The director of the Center for Infectious Disease Research and Policy at the University of Minnesota, who served on President Joe Biden’s COVID-19 advisory board during the presidential transition, told CNN’s Anderson Cooper that there could be another potential explosion in new cases if mutated, more contagious variants of the virus take hold nationwide.
Cooper asked Osterholm to put the current phase of the public health crisis into baseball terms.
“I’m certainly not a sports expert, but I do know that there are nine innings in a baseball game. What inning is this pandemic in?” Cooper said.
“I still think we’re in the bottom of the third or the top of the fourth,” Osterholm said. “You know, I worry the next six to 14 weeks could be the darkest weeks of the pandemic.”
“We’re down now to 150,000 cases a day, which seems down,” he continued. “Remember when 70,000 or 32,000 cases a day seemed high?

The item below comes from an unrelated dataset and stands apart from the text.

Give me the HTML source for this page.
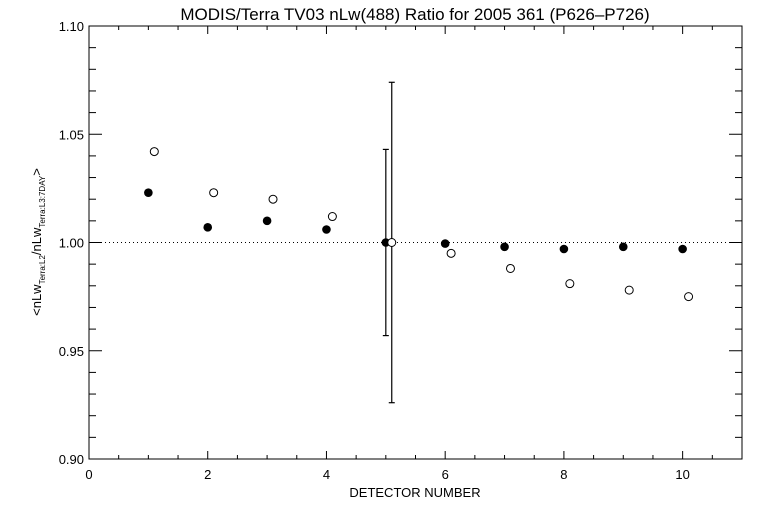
<!DOCTYPE html>
<html><head><meta charset="utf-8"><style>
body{margin:0;background:#fff}
svg{display:block;font-family:"Liberation Sans","DejaVu Sans",sans-serif}
</style></head><body>
<svg id="chart" width="768" height="512" viewBox="0 0 768 512" xmlns="http://www.w3.org/2000/svg">
<rect width="768" height="512" fill="#fff"/>
<text x="415" y="20" font-size="17" text-anchor="middle">MODIS/Terra TV03 nLw(488) Ratio for 2005 361 (P626–P726)</text>
<text x="415" y="497" font-size="13" text-anchor="middle">DETECTOR NUMBER</text>
<text transform="translate(41,242) rotate(-90)" font-size="13" text-anchor="middle">&lt;nLw<tspan font-size="8" dy="4">Terra:L2</tspan><tspan dy="-4">/nLw</tspan><tspan font-size="8" dy="4">Terra:L3:7DAY</tspan><tspan dy="-4">&gt;</tspan></text>
<g id="axes"></g>
<g id="marks"></g>
</svg>
<script>
const detectors=[1,2,3,4,5,6,7,8,9,10];
const filledValues=[1.023,1.007,1.010,1.006,1.000,0.9995,0.998,0.997,0.998,0.997];
const openValues=[1.042,1.023,1.020,1.012,1.000,0.995,0.988,0.981,0.978,0.975];
const openOffset=0.1;
const errorBarFilled=[5,0.957,1.043];
const errorBarOpen=[5.1,0.926,1.074];
const xTickLabels=["0","2","4","6","8","10"];
const yTickLabels=["0.90","0.95","1.00","1.05","1.10"];
const referenceValue=1.0;

const L=89,R=742,T=26,B=459,X0=0,X1=11,Y0=0.90,Y1=1.10;
const xs=v=>L+(v-X0)/(X1-X0)*(R-L);
const ys=v=>B-(v-Y0)/(Y1-Y0)*(B-T);
const NS="http://www.w3.org/2000/svg";
function mk(tag,attrs,parent){const e=document.createElementNS(NS,tag);for(const k in attrs)e.setAttribute(k,attrs[k]);parent.appendChild(e);return e;}
const ax=document.getElementById('axes'),mg=document.getElementById('marks');
const frame=mk('rect',{x:L,y:T,width:R-L,height:B-T,fill:'none',stroke:'#000','stroke-width':1},ax);


for(let i=0;i<=22;i++){const v=i*0.5,x=xs(v),maj=(i%4===0),len=maj?8:4;
 const t1=mk('line',{x1:x,x2:x,y1:B,y2:B-len,stroke:'#000'},ax);
 
 
 const t2=mk('line',{x1:x,x2:x,y1:T,y2:T+len,stroke:'#000'},ax);
 
 }
xTickLabels.forEach(s=>{const t=mk('text',{x:xs(+s),y:B+20,'font-size':13,'text-anchor':'middle'},ax);t.textContent=s;
 
 });
for(let i=0;i<=20;i++){const v=Y0+i*0.01,y=ys(v),maj=(i%5===0),len=maj?13:7;
 const t1=mk('line',{x1:L,x2:L+len,y1:y,y2:y,stroke:'#000'},ax);
 
 
 const t2=mk('line',{x1:R,x2:R-len,y1:y,y2:y,stroke:'#000'},ax);
 
 }
yTickLabels.forEach(s=>{const t=mk('text',{x:L-5,y:ys(+s)+5,'font-size':13,'text-anchor':'end'},ax);t.textContent=s;
 
 });
const ref=mk('line',{x1:L,x2:R,y1:ys(referenceValue),y2:ys(referenceValue),stroke:'#000','stroke-dasharray':'1,3'},ax);


function ebar(e,name){const x=xs(e[0]);
 const g=mk('g',{stroke:'#000','stroke-width':1.2},mg);
 
 
 mk('line',{x1:x,x2:x,y1:ys(e[1]),y2:ys(e[2])},g);
 mk('line',{x1:x-3,x2:x+3,y1:ys(e[1]),y2:ys(e[1])},g);
 mk('line',{x1:x-3,x2:x+3,y1:ys(e[2]),y2:ys(e[2])},g);}
ebar(errorBarFilled,'error-bar-filled');
ebar(errorBarOpen,'error-bar-open');
detectors.forEach((d,i)=>{
 const c=mk('circle',{cx:xs(d),cy:ys(filledValues[i]),r:4.3,fill:'#000'},mg);
 
 
 const o=mk('circle',{cx:xs(d+openOffset),cy:ys(openValues[i]),r:4,fill:'#fff',stroke:'#000','stroke-width':1},mg);
 
 
});
</script>
</body></html>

And if this variant takes off here in North America like it has throughout Europe, I think we could be seeing numbers much, much higher than we’ve had to date.”
Osterholm said an eruption in the number of infections could hinder the work of COVID-19 vaccines.
“We just won’t have enough out in time,” he said. “If we vaccinate everybody that the government has said the vaccine will be available for through April, that’s only about 12% of the U.S. population. This variant could do a great deal of harm in that time.”
“We’ll have to wait and see,” he concluded. “I sure hope it doesn’t happen, but if it does it’s going to be a long few weeks ahead of us.”
Osterholm echoed those fears on MSNBC, telling anchor Stephanie Ruhle on Tuesday that “the very worst of the pandemic is yet before us,” citing the “enormous challenge” of the new variants. (Watch the clip below.)
“I’m not at all optimistic,” he said.
The coronavirus has now killed more than 425,000 people nationwide. There have been 100 million confirmed cases around the globe, with more than a quarter of them (upwards of 25.4 million) in the United States.